2) Só que no desdobramento de muitas escaramuças, apareceu, recentemente, uma cena dramática: a ação independente da SEC (apesar dos desmentidos de que tenha havido interferência do Obama) contra os bancos. O alvo inicial foi o Goldman Sacks, esta pantera financeira. Mas, claro estava na mira um certo Blankfein, turbulento, arrogante e ganancioso chefe desta instituição. E o problema se proclamou em cor berrante, a Goldman Sachs teria dado um passo em falso, agindo fraudulentamente no começo da crise financeira de 2007. Ora, os financistas não estão apenas lutando na concorrência dos mercados. Usam, como quem lava as mãos no banheiro, as armas que possuem: a mídia e os lobbies. E a publicidade é obvia: tudo contra a regulação! O que é que esse cara (o Obama) está querendo, fazer o seu nome às nossas custas?

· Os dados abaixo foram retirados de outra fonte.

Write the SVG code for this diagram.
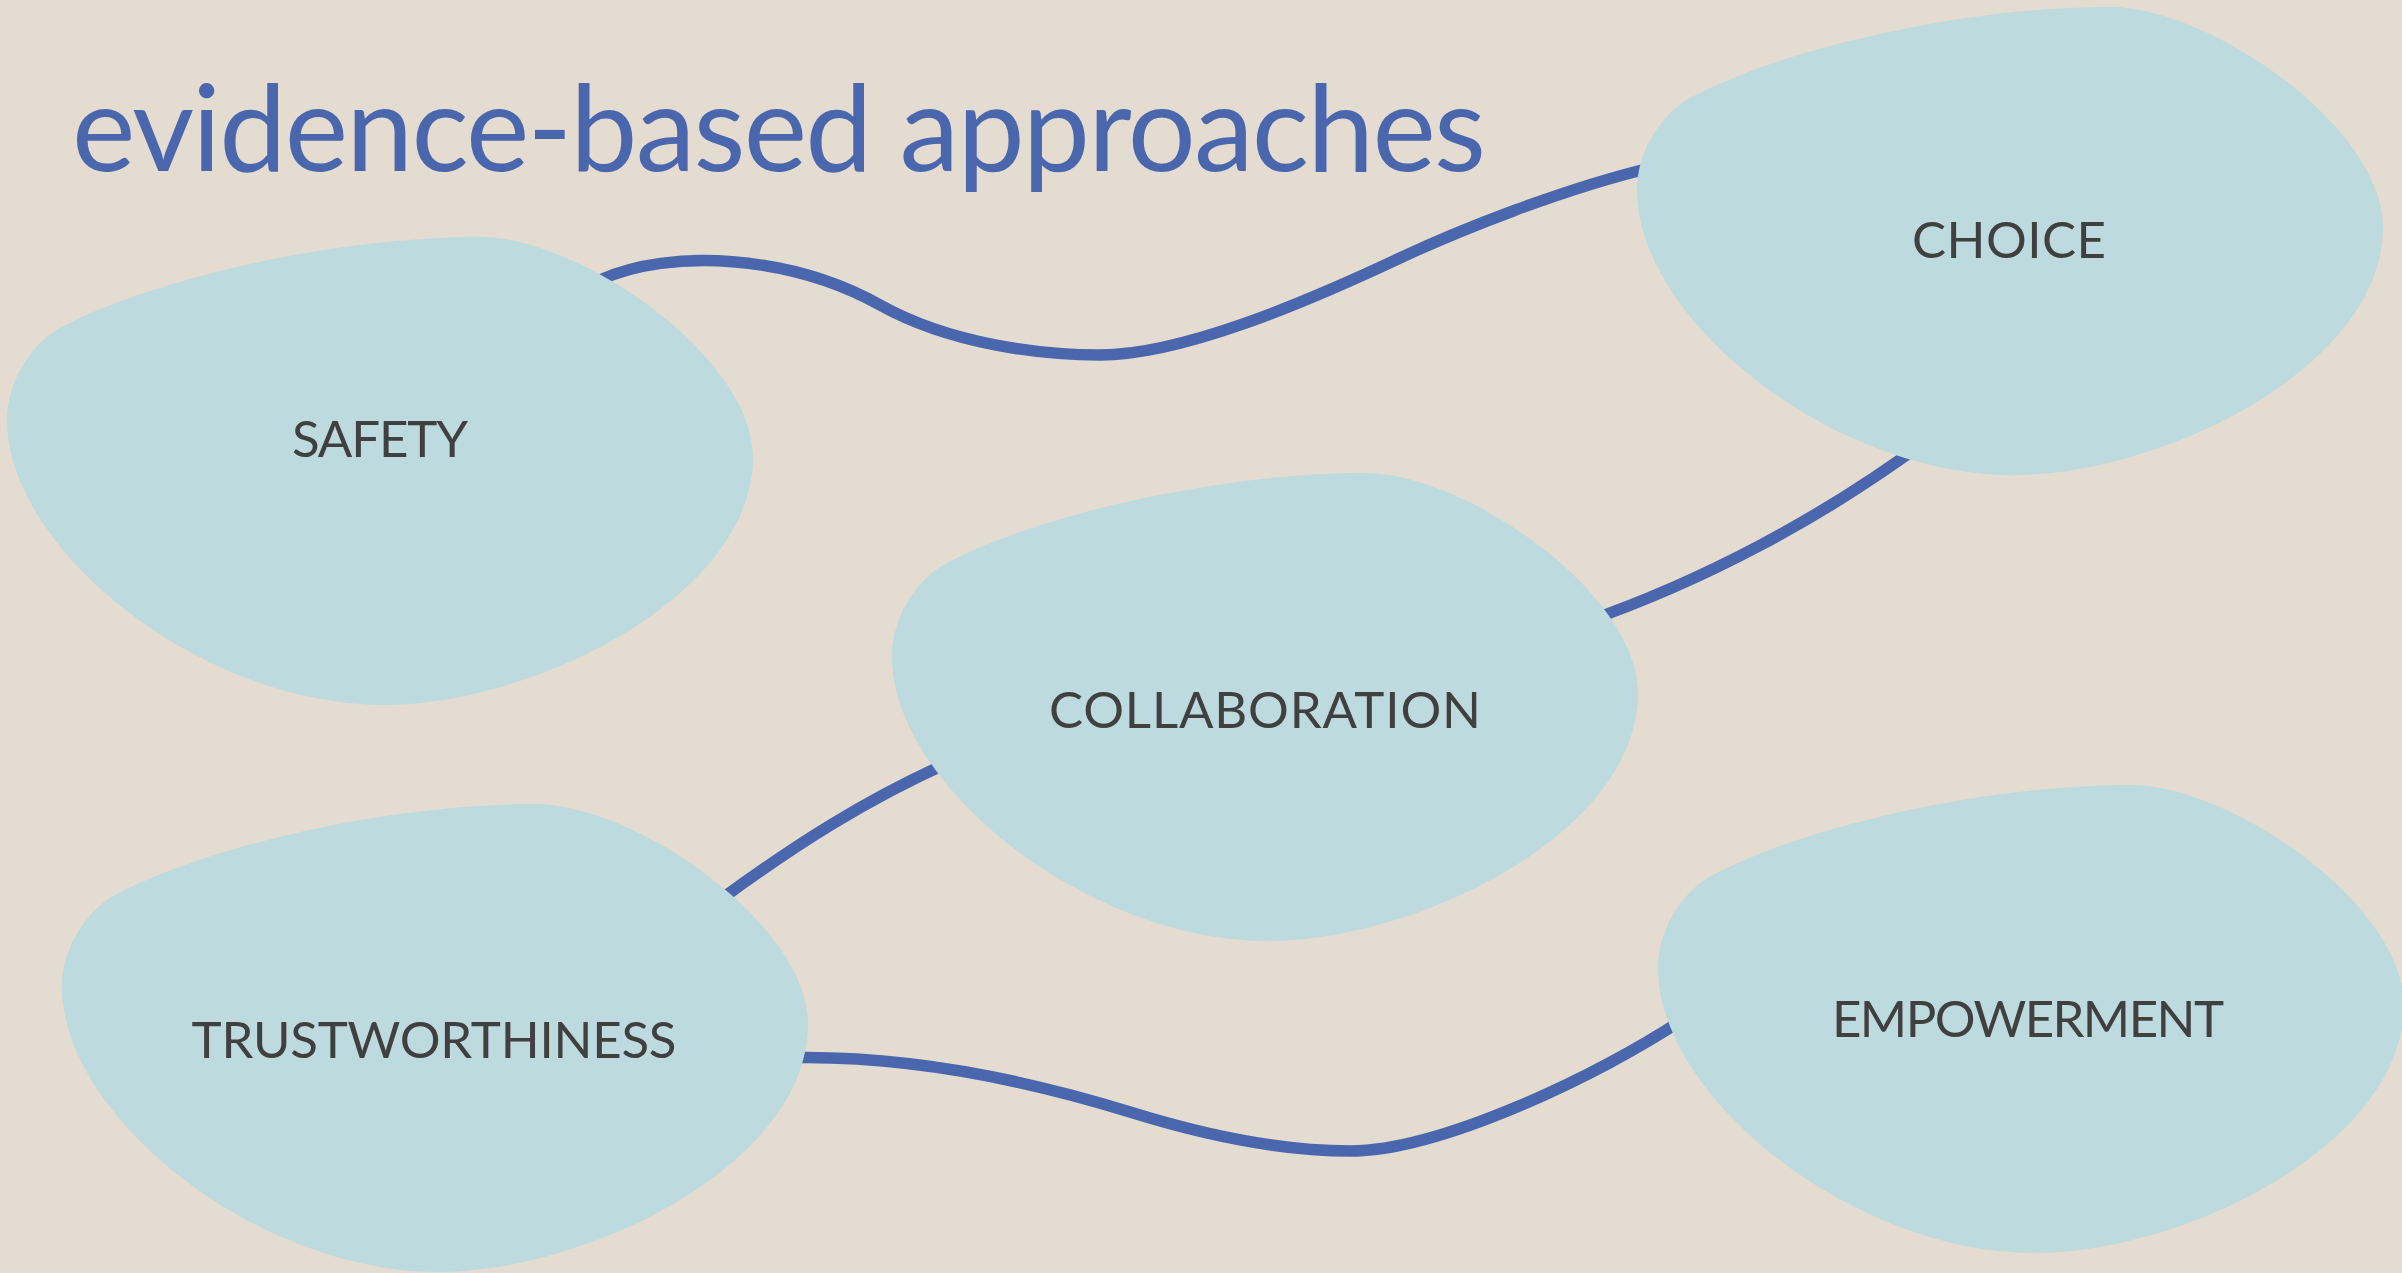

3) Pois, como se viu, a desregulação é um incentivo à turbulência anunciada, à facilidade de ganhos financeiros ilícitos. Dando uma recuada no panorama, a pergunta fica nítida e exuberante: as finanças que se recuperaram - ao menos no curto prazo dos impactos da crise, através dos “bailouts” do Estado - tem disposição agora para negociar, justamente quando voltaram a jogar de mão? Ou ainda dito numa forma diferente: será necessário um outro Lehman Brothers - a metáfora básica da crise financeira - para que então sim, as finanças aceitem sentar à mesa de negociações com intuito de buscar uma nova realidade, uma nova arquitetura do sistema, uma nova função? Somando tudo isso, Grécia, Europa, impasse na regulação dos bancos, outras indagações surgem. O sistema financeiro está indo para o espaço? Será que Obama não tinha razão, quando disse no começo de sua gestão aos banqueiros: “Eu sou a salvação de vocês”? Esta frase seria lenda ou “bene trovato”?